I'm working on a story for a Major Media Outlet, to replace the original story I sent them, which was deemed "too sexually explicit." Ouch! I mean, hooray! I'm a totally vanilla middle-class monogamous anti-porn feminist, and I'm still too dirty for the world! I love it when this happens. There was the time Prestigious Literary Journal turned down a sestina called "How do married people masturbate?" for being "too rough." And I thought, Whatever. You fucking pussies.
I'm also working on my proposal for The Incredible True Love Story of Janice and Sam, which continues to suck and go nowhere -- both the proposal and the real-life story.
"Well, it's got to be a hard book to write," say my wonderful, supportive, exceptionally keen writer's group. "Especially while you're still living it."
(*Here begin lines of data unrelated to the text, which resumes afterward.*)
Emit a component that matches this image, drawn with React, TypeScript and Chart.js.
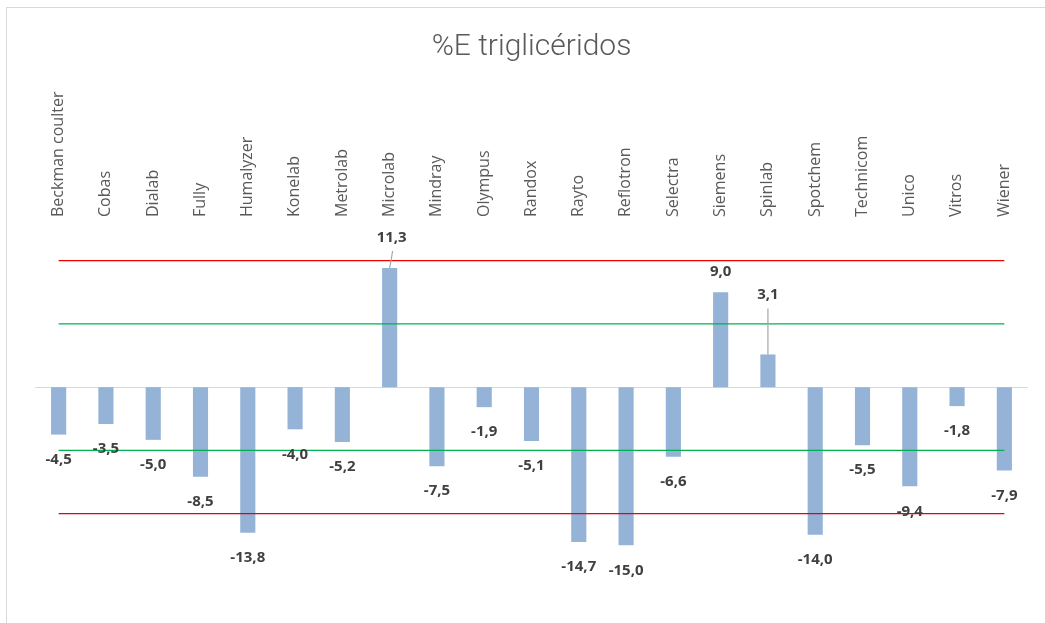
import React, { useEffect, useRef } from "react";
import { Chart, registerables } from "chart.js";

Chart.register(...registerables);

const categories = [
  "Beckman coulter", "Cobas", "Dialab", "Fully", "Humalyzer", "Konelab", "Metrolab",
  "Microlab", "Mindray", "Olympus", "Randox", "Rayto", "Reflotron", "Selectra",
  "Siemens", "Spinlab", "Spotchem", "Technicom", "Unico", "Vitros", "Wiener",
];
const errorValues = [
  -4.5, -3.5, -5.0, -8.5, -13.8, -4.0, -5.2, 11.3, -7.5, -1.9, -5.1, -14.7, -15.0,
  -6.6, 9.0, 3.1, -14.0, -5.5, -9.4, -1.8, -7.9,
];
const outerLimit = 12;
const innerLimit = 6;
const upperRed = categories.map(() => outerLimit);
const lowerRed = categories.map(() => -outerLimit);
const upperGreen = categories.map(() => innerLimit);
const lowerGreen = categories.map(() => -innerLimit);
const titleText = "%E triglicéridos";

const fmt = (v: number) => v.toFixed(1).replace(".", ",");

const extrasPlugin = {
  id: "extras",
  beforeDatasetsDraw(chart: any) {
    const { ctx, chartArea, scales } = chart;
    const y0 = Math.round(scales.y.getPixelForValue(0)) + 0.5;
    ctx.save();
    ctx.strokeStyle = "#d9d9d9";
    ctx.lineWidth = 1;
    ctx.beginPath();
    ctx.moveTo(chartArea.left, y0);
    ctx.lineTo(chartArea.right, y0);
    ctx.stroke();
    ctx.restore();
  },
  afterDatasetsDraw(chart: any) {
    const { ctx } = chart;
    const meta = chart.getDatasetMeta(4);
    ctx.save();
    ctx.font = "bold 15px 'Open Sans'";
    ctx.fillStyle = "#404040";
    ctx.textAlign = "center";
    ctx.textBaseline = "middle";
    meta.data.forEach((bar: any, i: number) => {
      const v = errorValues[i];
      let ly = v < 0 ? bar.y + 25 : bar.y - 21;
      let lx = bar.x;
      if (categories[i] === "Microlab") {
        ly = bar.y - 30;
        lx = bar.x + 2;
        ctx.strokeStyle = "#a6a6a6";
        ctx.lineWidth = 1.2;
        ctx.beginPath();
        ctx.moveTo(lx + 1, ly + 13);
        ctx.lineTo(bar.x, bar.y);
        ctx.stroke();
      }
      if (categories[i] === "Spinlab") {
        ly = bar.y - 60;
        ctx.strokeStyle = "#a6a6a6";
        ctx.lineWidth = 1.2;
        ctx.beginPath();
        ctx.moveTo(bar.x, ly + 14);
        ctx.lineTo(bar.x, bar.y);
        ctx.stroke();
      }
      ctx.fillText(fmt(v), lx, ly);
    });
    ctx.restore();
  },
};

export default function App() {
  const ref = useRef<HTMLCanvasElement>(null);
  useEffect(() => {
    if (!ref.current) return;
    const lineDs = (data: number[], color: string) => ({
      type: "line" as const,
      data,
      borderColor: color,
      borderWidth: 1.4,
      pointRadius: 0,
      fill: false,
      order: 0,
    });
    const chart = new Chart(ref.current, {
      type: "bar",
      data: {
        labels: categories,
        datasets: [
          lineDs(upperRed, "#ee0000") as any,
          lineDs(lowerRed, "#ee0000") as any,
          lineDs(upperGreen, "#00b050") as any,
          lineDs(lowerGreen, "#00b050") as any,
          {
            type: "bar",
            data: errorValues,
            backgroundColor: "#95b3d7",
            barPercentage: 0.32,
            categoryPercentage: 1,
            order: 1,
          },
        ],
      },
      options: {
        animation: false,
        responsive: false,
        devicePixelRatio: 1,
        layout: { padding: { left: 35, right: 17, bottom: 25, top: 0 } },
        plugins: {
          legend: { display: false },
          tooltip: { enabled: false },
          title: {
            display: true,
            text: titleText,
            color: "#595959",
            font: { family: "Roboto", weight: "300", size: 30 },
            padding: { top: 29, bottom: 0 },
          },
        },
        scales: {
          x: {
            position: "top",
            grid: { display: false, drawTicks: false },
            border: { display: false },
            ticks: {
              autoSkip: false,
              minRotation: 90,
              maxRotation: 90,
              padding: 12,
              labelOffset: 19,
              color: "#595959",
              font: { family: "'Open Sans'", size: 16 },
            },
            afterFit: (scale: any) => {
              scale.height = 164;
            },
          },
          y: {
            display: false,
            min: -20,
            max: 15,
          },
        },
      },
      plugins: [extrasPlugin],
    });
    return () => chart.destroy();
  }, []);
  return (
    <div style={{ position: "absolute", left: 0, top: 0, width: 1045, height: 623, background: "#fff" }}>
      <canvas ref={ref} width={1045} height={623} style={{ position: "absolute", left: 0, top: 0 }} />
      <div
        style={{
          position: "absolute",
          left: 6,
          top: 7,
          width: 1045,
          height: 623,
          borderLeft: "1px solid #d9d9d9",
          borderTop: "1px solid #d9d9d9",
          pointerEvents: "none",
        }}
      />
    </div>
  );
}
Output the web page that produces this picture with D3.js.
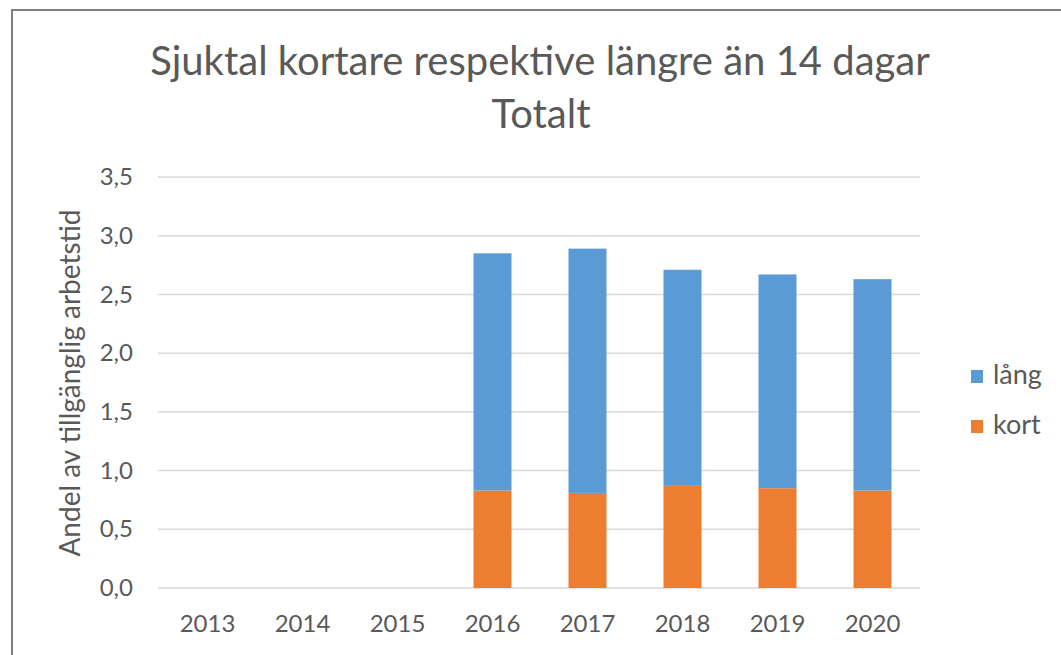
<!DOCTYPE html>
<html>
<head>
<meta charset="utf-8">
<script src="https://cdn.jsdelivr.net/npm/d3@7"></script>
<style>
  body { margin: 0; background: #fff; }
  text { font-family: Lato, "Open Sans", sans-serif; fill: #595959; }
</style>
</head>
<body>
<div id="chart"></div>
<script>
// data
const years = ["2013", "2014", "2015", "2016", "2017", "2018", "2019", "2020"];
const kort = [null, null, null, 0.83, 0.81, 0.87, 0.85, 0.83];
const lang = [null, null, null, 2.02, 2.08, 1.84, 1.82, 1.80];
const yTicks = [0, 0.5, 1, 1.5, 2, 2.5, 3, 3.5];
const seriesNames = ["lång", "kort"];
const colors = { "lång": "#5b9bd5", "kort": "#ed7d31" };

const width = 1061, height = 655;
const svg = d3.select("#chart").append("svg")
  .attr("width", width)
  .attr("height", height);

// chart frame
svg.append("rect")
  .attr("x", 12).attr("y", 10)
  .attr("width", 1070).attr("height", 700)
  .attr("fill", "#fff")
  .attr("stroke", "#7f7f7f")
  .attr("stroke-width", 2);

const xScale = d3.scaleBand().domain(years).range([160, 920]).paddingInner(0.6).paddingOuter(0.3);
const yScale = d3.scaleLinear().domain([0, 3.5]).range([588, 177]);

// gridlines
svg.append("g")
  .selectAll("line")
  .data(yTicks)
  .enter()
  .append("line")
  .attr("x1", 158).attr("x2", 920)
  .attr("y1", d => yScale(d)).attr("y2", d => yScale(d))
  .attr("stroke", "#d9d9d9")
  .attr("stroke-width", 1.5);

// stacked bars
const rows = years.map((y, i) => ({ year: y, "kort": kort[i] || 0, "lång": lang[i] || 0 }));
const stack = d3.stack().keys(["kort", "lång"])(rows);

svg.append("g")
  .selectAll("g")
  .data(stack)
  .enter()
  .append("g")
  .attr("fill", d => colors[d.key])
  .selectAll("rect")
  .data(d => d.filter(p => p[1] > p[0]))
  .enter()
  .append("rect")
  .attr("x", d => xScale(d.data.year))
  .attr("width", xScale.bandwidth())
  .attr("y", d => yScale(d[1]))
  .attr("height", d => yScale(d[0]) - yScale(d[1]));

// y axis
const yAxis = d3.axisLeft(yScale)
  .tickValues(yTicks)
  .tickSize(0)
  .tickPadding(0)
  .tickFormat(d => d3.format(".1f")(d).replace(".", ","));
const yg = svg.append("g")
  .attr("transform", "translate(133, 0)")
  .call(yAxis);
yg.select(".domain").remove();
yg.selectAll("text").style("font-size", "24px").attr("fill", "#595959");

// x axis
const xAxis = d3.axisBottom(xScale).tickSize(0).tickPadding(0);
const xg = svg.append("g")
  .attr("transform", "translate(0, 0)")
  .call(xAxis);
xg.select(".domain").remove();
xg.selectAll("text").attr("dy", null).attr("y", 632).style("font-size", "24px").attr("fill", "#595959");

// y label
svg.append("text")
  .attr("transform", "translate(80, 383) rotate(-90)")
  .attr("text-anchor", "middle")
  .style("font-size", "28px")
  .text("Andel av tillgänglig arbetstid");

// title
svg.append("text")
  .attr("x", 540).attr("y", 75)
  .attr("text-anchor", "middle")
  .style("font-size", "40px")
  .text("Sjuktal kortare respektive längre än 14 dagar");
svg.append("text")
  .attr("x", 541).attr("y", 128)
  .attr("text-anchor", "middle")
  .style("font-size", "40px")
  .text("Totalt");

// legend
const legend = svg.append("g")
  .selectAll("g")
  .data(seriesNames)
  .enter()
  .append("g")
  .attr("transform", (d, i) => `translate(971, ${370 + i * 50})`);
legend.append("rect")
  .attr("width", 12).attr("height", 13)
  .attr("fill", d => colors[d]);
legend.append("text")
  .attr("x", 22).attr("y", 14)
  .style("font-size", "27px")
  .text(d => d);
</script>
</body>
</html>
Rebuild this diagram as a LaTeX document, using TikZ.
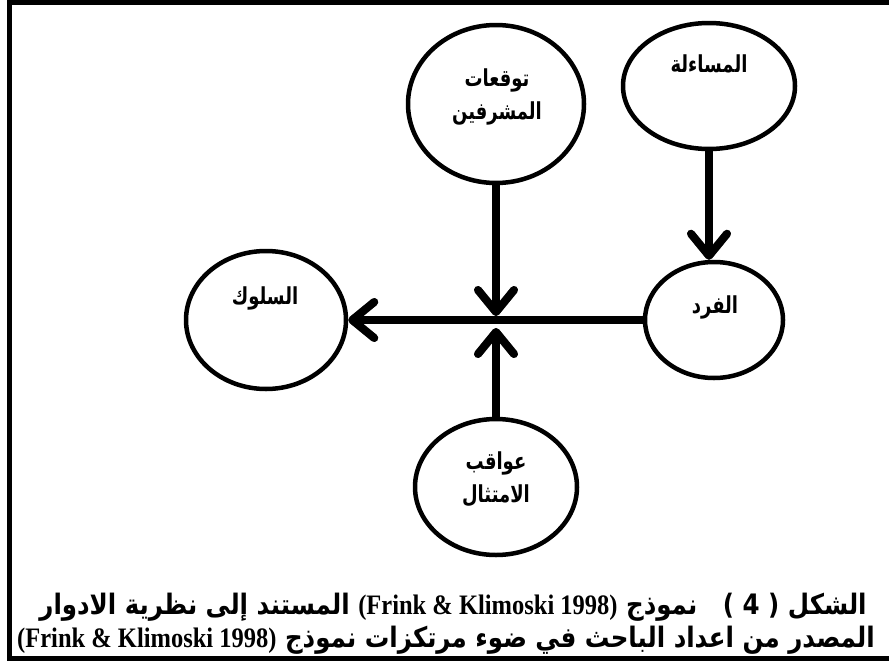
\documentclass[tikz,border=0pt]{standalone}
\usepackage{fontspec}
\usepackage{graphicx}
\usetikzlibrary{shapes.geometric,arrows.meta,calc}
\TeXXeTstate=1
\newfontfamily\arabicfont[Script=Arabic]{DejaVu Sans}
\newfontfamily\latinfont{Liberation Serif}
% Arabic set a little taller than DejaVu draws it
\newcommand{\tallR}[2][1.3]{\scalebox{1}[#1]{\beginR #2\endR}}

\begin{document}
\begin{tikzpicture}[x=1pt,y=-1pt,
  bubble/.style={draw, line width=4.5pt, ellipse, inner sep=0pt},
  word/.style={font=\arabicfont\bfseries\fontsize{18}{33}\selectfont, align=center, inner sep=0pt},
  caption/.style={font=\arabicfont\bfseries\fontsize{24.5}{26}\selectfont, inner sep=0pt},
  link/.style={line width=8pt, -{Straight Barb[length=22pt,width=36pt,round]}},
  shade/.style={link, draw=black!40, shift={(3,3)}}
]
\useasboundingbox (0,0) rectangle (889,664);
\clip (0,0) rectangle (889,664);

% outer frame (its right side runs off the page)
\draw[line width=5pt] (9.5,2.5) rectangle (900,658.5);

% bubbles
\node[bubble, minimum width=176pt, minimum height=158pt] (expect)  at (496,104) {};
\node[bubble, minimum width=172pt, minimum height=126pt] (account) at (709,86)  {};
\node[bubble, minimum width=160pt, minimum height=138pt] (behav)   at (266,320) {};
\node[bubble, minimum width=138pt, minimum height=116pt] (indiv)   at (714,320) {};
\node[bubble, minimum width=162pt, minimum height=136pt] (conseq)  at (496,487) {};

% bubble texts
\node[word] (expectT)  at (497,97)  {\tallR{توقعات}\\\tallR{المشرفين}};
\node[word] (accountT) at (709,64)  {\tallR{المساءلة}};
\node[word] (behavT)   at (265,298) {\tallR{السلوك}};
\node[word] (indivT)   at (715,307) {\tallR{الفرد}};
\node[word] (conseqT)  at (496,479) {\tallR{عواقب}\\\tallR{الامتثال}};

% meeting point of the three arrows
\coordinate (hub)  at (496,322);
\coordinate (hubN) at (496,316);
\coordinate (hubS) at (496,328);

% shadows of the connectors
\draw[shade] (indiv.west) -- (behav.east);
\draw[shade] (expect.south) -- (hubN);
\draw[shade] (conseq.north) -- (hubS);
\draw[shade] (account.south) -- (account.south |- indiv.north);

% connectors
\draw[link] (indiv.west) -- (behav.east);
\draw[link] (expect.south) -- (hubN);
\draw[link] (conseq.north) -- (hubS);
\draw[link] (account.south) -- (account.south |- indiv.north);

% caption
\node[caption] (cap1) at (453,607) {\tallR[1.15]{الشكل \beginL) 4 (\endL{}\ \ \ نموذج \beginL{\latinfont\bfseries (Frink \& Klimoski 1998)}\endL{} المستند إلى نظرية الادوار}};
\node[caption] (cap2) at (446,640) {\tallR[1.15]{المصدر من اعداد الباحث في ضوء مرتكزات نموذج \beginL{\latinfont\bfseries (Frink \& Klimoski 1998)}\endL}};
\end{tikzpicture}
\end{document}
Yeah, that's definitely crossed my mind every single second of the day.
(Moan, bitch, whinge.)
And then I sit down to post something and wind up writing and deleting, writing and deleting. That post's boring. It's too much like the other one. That's too cutesy. Either discuss the news or don't discuss the news but stop talking about how you should discuss the news and not doing it.
Everything I can think of to say is inane. I have poster's block. Or I have "the human condition." One or the other.
Maybe I'll go check my email for the seventy billionth time.